Today, huge volumes of data about software development are available from a variety of sources, including organizational databases, open-source software project metadata, and other software engineering repositories, mailing lists, discussion forums, and newsletters. Data mining provides the capability to analyze this data and transform it into valuable information.
This excellent paper deals with the mining of data produced during the software development life cycle and stored in software repositories. The authors introduce the concepts, approaches, tasks, and techniques of data mining, and the challenges of mining software repositories. The data mining approaches described are clustering, classification, frequent pattern mining and association rules, data characterization and summarization, change and deviation detection, and text mining.

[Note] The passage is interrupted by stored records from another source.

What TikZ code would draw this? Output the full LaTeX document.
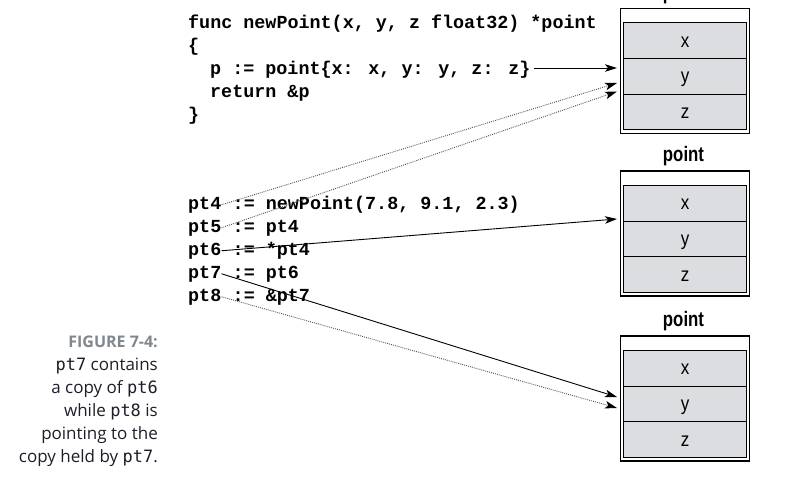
\documentclass[tikz,border=0pt]{standalone}
\usepackage{fontspec}
\usetikzlibrary{arrows.meta,calc}
\newfontfamily\codefont{Liberation Mono}
\newfontfamily\cellfont[FakeStretch=0.85]{Liberation Sans}
\newfontfamily\labfont[FakeStretch=0.8]{Liberation Sans}
\newfontfamily\capfont{Open Sans}
\newfontfamily\capmono{DejaVu Sans Mono}
\definecolor{cellgray}{HTML}{DCDDE0}
\definecolor{figgray}{HTML}{7F878F}
\definecolor{captext}{HTML}{1E1E2A}
\begin{document}
\begin{tikzpicture}[x=1pt,y=-1pt,
  code/.style={font=\codefont\bfseries\fontsize{18.4}{23}\selectfont, inner sep=0pt, anchor=base west},
  outerbox/.style={draw, line width=1.3pt, minimum width=128.6pt, minimum height=125pt, inner sep=0pt},
  cell/.style={draw, line width=1pt, fill=cellgray, minimum width=123.4pt, minimum height=35.7pt, inner sep=0pt,
    text height=13pt, text depth=0pt, font=\cellfont\fontsize{20}{20}\selectfont},
  boxlab/.style={font=\labfont\bfseries\fontsize{21}{21}\selectfont, anchor=base, inner sep=0pt},
  ptr/.style={-{Stealth[length=12pt,width=7.5pt,inset=3pt,color=black]}, line width=0.9pt},
  dotptr/.style={ptr, draw=gray!65!black, dash pattern=on 0.9pt off 1.1pt},
  captxt/.style={font=\capfont\fontsize{17}{23}\selectfont, text=captext, anchor=base east, inner sep=0pt}]
\useasboundingbox[fill=white] (0,0) rectangle (790,484);

% code block 1
\node[code] (l1) at (188,28.5) {func newPoint(x, y, z float32) *point};
\node[code] (l2) at (188,51.5) {\{};
\node[code] (l3) at (210,74.5) {p := point\{x: x, y: y, z: z\}};
\node[code] (l4) at (210,97.5) {return \&p};
\node[code] (l5) at (188,120.5) {\}};

% code block 2
\node[code] (pt4) at (188,209) {pt4};
\node[code] (r4) at ($(pt4.base east)+(11,0)$) {:= newPoint(7.8, 9.1, 2.3)};
\node[code] (pt5) at (188,232) {pt5};
\node[code] (r5) at ($(pt5.base east)+(11,0)$) {:= pt4};
\node[code] (pt6) at (188,255) {pt6};
\node[code] (r6) at ($(pt6.base east)+(11,0)$) {:= *pt4};
\node[code] (pt7) at (188,278) {pt7};
\node[code] (r7) at ($(pt7.base east)+(11,0)$) {:= pt6};
\node[code] (pt8) at (188,301) {pt8};
\node[code] (r8) at ($(pt8.base east)+(11,0)$) {:= \&pt7};

% boxes
\foreach \i/\T in {1/8.3, 2/171, 3/336} {
  \node[outerbox] (b\i) at (685,\T+62.5) {};
  \node[cell] (b\i x) at (685,\T+32.25) {x};
  \node[cell] (b\i y) at (685,\T+67.95) {y};
  \node[cell] (b\i z) at (685,\T+103.65) {z};
  \node[boxlab] (lab\i) at ($(b\i.north)+(-1.5,-8.5)$) {point};
}

% arrow end points
\coordinate (e1) at (617,68);
\coordinate (e2) at (617,83);
\coordinate (e3) at (617,91.5);
\coordinate (e4) at (617,219);
\coordinate (e5) at (617,397);
\coordinate (e6) at (617,408);
\coordinate (s1) at ($(l3.base east)+(3,-6.5)$);

\draw[ptr] (s1) -- (e1);
\draw[dotptr] (pt4.east) -- (e2);
\draw[dotptr] (pt5.east) -- (e3);
\draw[ptr] (pt6.east) -- (e4);
\draw[ptr] (pt7.east) -- (e5);
\draw[dotptr] (pt8.east) -- (e6);

% caption
\node[captxt, text=figgray, font=\capfont\bfseries\fontsize{16}{23}\selectfont] (c0) at (158,347) {FIGURE 7-4:};
\node[captxt] (c1) at (158,370) {{\capmono pt7} contains};
\node[captxt] (c2) at (158,393) {a copy of {\capmono pt6}};
\node[captxt] (c3) at (158,416) {while {\capmono pt8} is};
\node[captxt] (c4) at (158,439) {pointing to the};
\node[captxt] (c5) at (158,462) {copy held by {\capmono pt7}.};
\end{tikzpicture}
\end{document}
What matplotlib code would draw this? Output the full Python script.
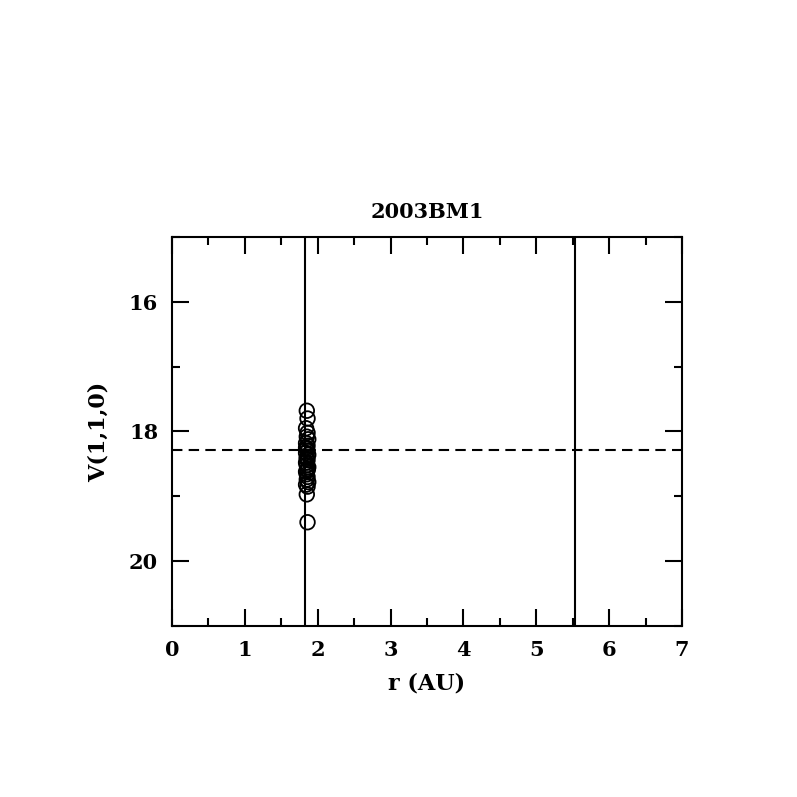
import matplotlib.pyplot as plt
from matplotlib.ticker import MultipleLocator
import numpy as np

# データ
title = '2003BM1'
r_au = np.array([1.85, 1.86, 1.84, 1.86, 1.85, 1.87, 1.84, 1.86, 1.85, 1.86,
                 1.84, 1.87, 1.85, 1.86, 1.84, 1.85, 1.87, 1.86, 1.84, 1.85,
                 1.86, 1.85, 1.87, 1.84, 1.86, 1.85, 1.84, 1.86, 1.85, 1.86])
v110 = np.array([17.68, 17.80, 17.95, 18.02, 18.08, 18.12, 18.18, 18.22, 18.27, 18.30,
                 18.33, 18.36, 18.40, 18.44, 18.48, 18.52, 18.55, 18.58, 18.62, 18.66,
                 18.70, 18.74, 18.78, 18.82, 18.85, 18.42, 18.25, 18.60, 18.97, 19.40])
r_lines = [1.83, 5.53]
v_mean = 18.29

plt.rcParams['font.family'] = ['DejaVu Serif']
plt.rcParams['font.weight'] = 'bold'
plt.rcParams['axes.labelweight'] = 'bold'
plt.rcParams['axes.titleweight'] = 'bold'

fig = plt.figure(figsize=(7.97, 7.97), dpi=100)
ax = fig.add_axes([0.2158, 0.2146, 0.64, 0.488])

ax.scatter(r_au, v110, s=110, facecolors='none', edgecolors='black', linewidths=1.3, zorder=3)
for rl in r_lines:
    ax.axvline(rl, color='black', lw=1.5)
ax.axhline(v_mean, color='black', lw=1.5, ls=(0, (5, 3)))

ax.set_xlim(0, 7)
ax.set_ylim(21, 15)
ax.xaxis.set_major_locator(MultipleLocator(1))
ax.xaxis.set_minor_locator(MultipleLocator(0.5))
ax.yaxis.set_major_locator(MultipleLocator(2))
ax.yaxis.set_minor_locator(MultipleLocator(1))
ax.tick_params(which='both', direction='in', top=True, right=True, width=1.5, labelsize=15)
ax.tick_params(axis='x', pad=10)
ax.tick_params(axis='y', pad=10)
ax.tick_params(which='major', length=12)
ax.tick_params(which='minor', length=6)
for s in ax.spines.values():
    s.set_linewidth(1.5)

ax.set_xlabel('r (AU)', fontsize=16, labelpad=9)
ax.set_ylabel('V(1,1,0)', fontsize=16, labelpad=14)
ax.set_title(title, fontsize=15, pad=14)

plt.savefig('out.png')
plt.close()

The paper classifies, describes, and explains the different types of software engineering data. These include documentation, software configuration management data, source code, compiled code, execution traces, problem tracking and bug reports, and mailing lists.
The authors map the various data mining approaches and techniques to the software engineering tasks for which they are helpful. The appropriate mining approaches, the input data and data analysis results for software development, testing, debugging, maintenance, and reuse are discussed and summarized. The authors conclude by discussing the challenges in mining software engineering repositories, which in their opinion require further research.
This paper will be useful to anyone who is connected with the development, testing, debugging, maintenance, and reuse of software products--from programmers to managers. The knowledge obtained from mining software repositories and other related sources will help such an audience better understand the development process, and thereby help them refine it. It will also help them make the software life cycle processes more efficient.